● **Records for the exercise**
***
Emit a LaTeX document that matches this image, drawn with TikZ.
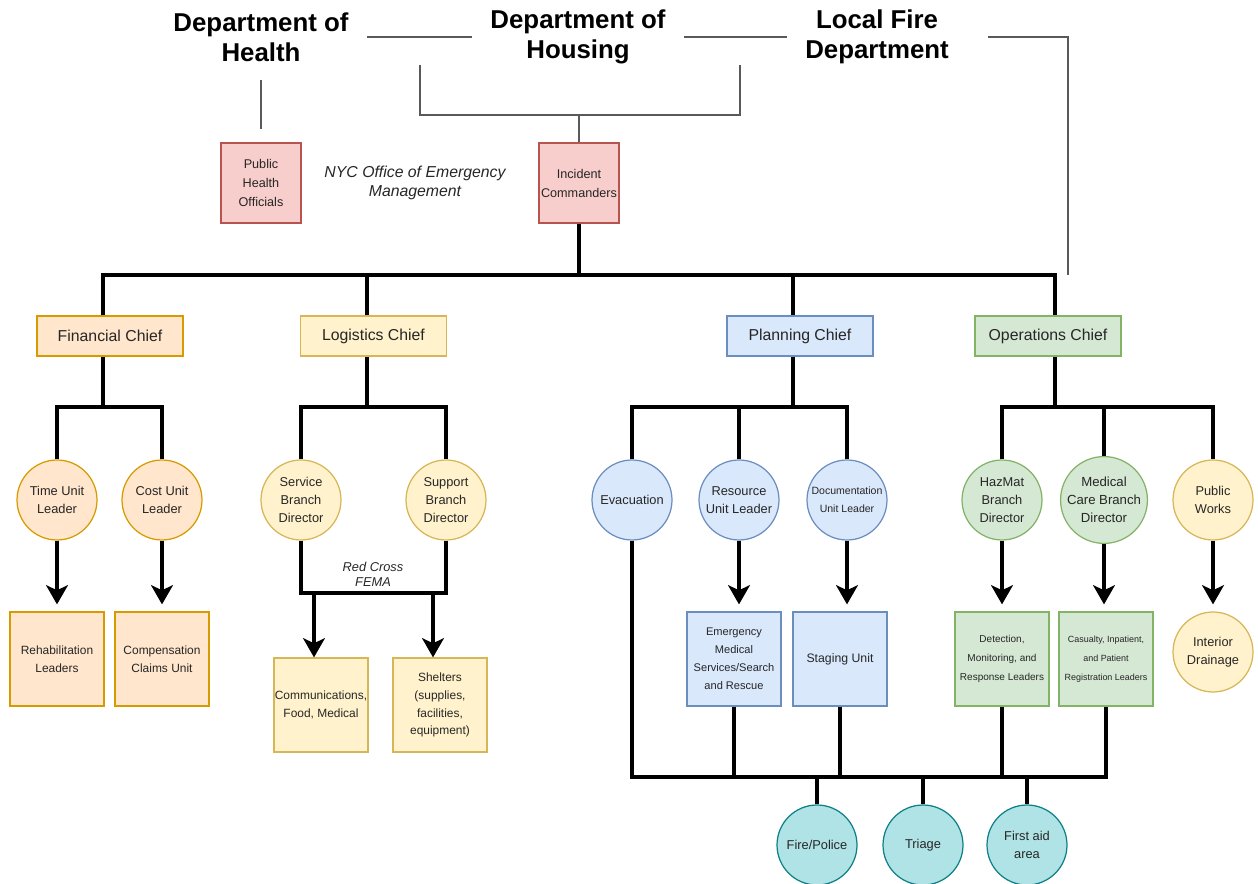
***
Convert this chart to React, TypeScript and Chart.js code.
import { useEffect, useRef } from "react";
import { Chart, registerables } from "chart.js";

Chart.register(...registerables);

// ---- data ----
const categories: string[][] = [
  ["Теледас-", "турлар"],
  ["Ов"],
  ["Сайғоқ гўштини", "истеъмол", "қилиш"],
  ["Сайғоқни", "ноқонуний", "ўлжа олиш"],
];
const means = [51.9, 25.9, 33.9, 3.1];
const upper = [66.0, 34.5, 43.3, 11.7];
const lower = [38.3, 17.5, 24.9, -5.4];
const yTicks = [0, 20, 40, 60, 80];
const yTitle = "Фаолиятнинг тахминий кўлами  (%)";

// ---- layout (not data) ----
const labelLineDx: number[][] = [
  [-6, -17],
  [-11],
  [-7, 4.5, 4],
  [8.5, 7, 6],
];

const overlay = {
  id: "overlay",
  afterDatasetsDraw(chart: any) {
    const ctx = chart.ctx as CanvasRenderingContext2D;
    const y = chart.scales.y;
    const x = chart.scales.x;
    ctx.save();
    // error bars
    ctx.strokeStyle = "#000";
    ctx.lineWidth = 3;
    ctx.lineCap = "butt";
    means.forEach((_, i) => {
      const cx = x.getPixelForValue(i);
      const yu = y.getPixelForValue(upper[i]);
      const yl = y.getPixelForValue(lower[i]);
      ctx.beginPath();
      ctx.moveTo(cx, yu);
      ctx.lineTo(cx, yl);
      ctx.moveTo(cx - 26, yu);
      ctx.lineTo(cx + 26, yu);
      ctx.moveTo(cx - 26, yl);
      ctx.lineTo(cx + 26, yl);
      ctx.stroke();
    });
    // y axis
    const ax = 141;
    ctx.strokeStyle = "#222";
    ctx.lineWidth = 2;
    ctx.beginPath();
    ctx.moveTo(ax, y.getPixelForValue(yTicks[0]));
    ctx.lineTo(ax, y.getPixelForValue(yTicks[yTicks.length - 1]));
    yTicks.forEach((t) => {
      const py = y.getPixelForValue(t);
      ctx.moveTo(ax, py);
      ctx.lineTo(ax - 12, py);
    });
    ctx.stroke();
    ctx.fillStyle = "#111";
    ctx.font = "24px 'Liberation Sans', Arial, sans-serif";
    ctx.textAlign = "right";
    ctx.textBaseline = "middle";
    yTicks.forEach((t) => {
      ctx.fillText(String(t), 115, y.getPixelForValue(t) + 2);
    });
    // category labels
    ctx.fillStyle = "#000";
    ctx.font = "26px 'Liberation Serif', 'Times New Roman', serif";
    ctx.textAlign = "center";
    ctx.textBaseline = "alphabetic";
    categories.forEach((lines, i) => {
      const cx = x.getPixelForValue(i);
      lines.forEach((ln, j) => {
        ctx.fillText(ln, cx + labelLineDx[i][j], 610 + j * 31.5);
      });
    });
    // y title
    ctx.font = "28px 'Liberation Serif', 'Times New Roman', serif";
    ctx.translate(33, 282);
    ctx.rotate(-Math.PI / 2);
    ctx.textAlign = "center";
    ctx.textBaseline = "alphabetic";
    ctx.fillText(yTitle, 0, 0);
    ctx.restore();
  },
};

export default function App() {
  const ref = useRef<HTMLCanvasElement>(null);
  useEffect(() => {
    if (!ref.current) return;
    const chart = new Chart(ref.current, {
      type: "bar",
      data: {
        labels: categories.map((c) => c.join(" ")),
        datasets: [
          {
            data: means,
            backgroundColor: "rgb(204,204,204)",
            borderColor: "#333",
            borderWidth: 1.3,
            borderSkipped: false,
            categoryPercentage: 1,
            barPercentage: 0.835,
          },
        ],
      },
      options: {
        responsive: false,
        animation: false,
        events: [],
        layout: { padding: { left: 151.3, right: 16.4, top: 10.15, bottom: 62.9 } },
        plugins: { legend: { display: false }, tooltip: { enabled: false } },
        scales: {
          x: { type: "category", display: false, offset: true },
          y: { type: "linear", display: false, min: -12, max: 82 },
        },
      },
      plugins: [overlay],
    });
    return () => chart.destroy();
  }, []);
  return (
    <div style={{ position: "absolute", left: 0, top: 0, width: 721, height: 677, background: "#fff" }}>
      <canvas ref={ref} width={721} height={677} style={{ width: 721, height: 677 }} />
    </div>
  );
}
***
● **Given instruction**
Reproduce word for word the material above, beginning with the line that contains "Convert this chart" and ending with the line that contains "Chart.register(...registerables);".

● **Final result**
Convert this chart to React, TypeScript and Chart.js code.
import { useEffect, useRef } from "react";
import { Chart, registerables } from "chart.js";

Chart.register(...registerables);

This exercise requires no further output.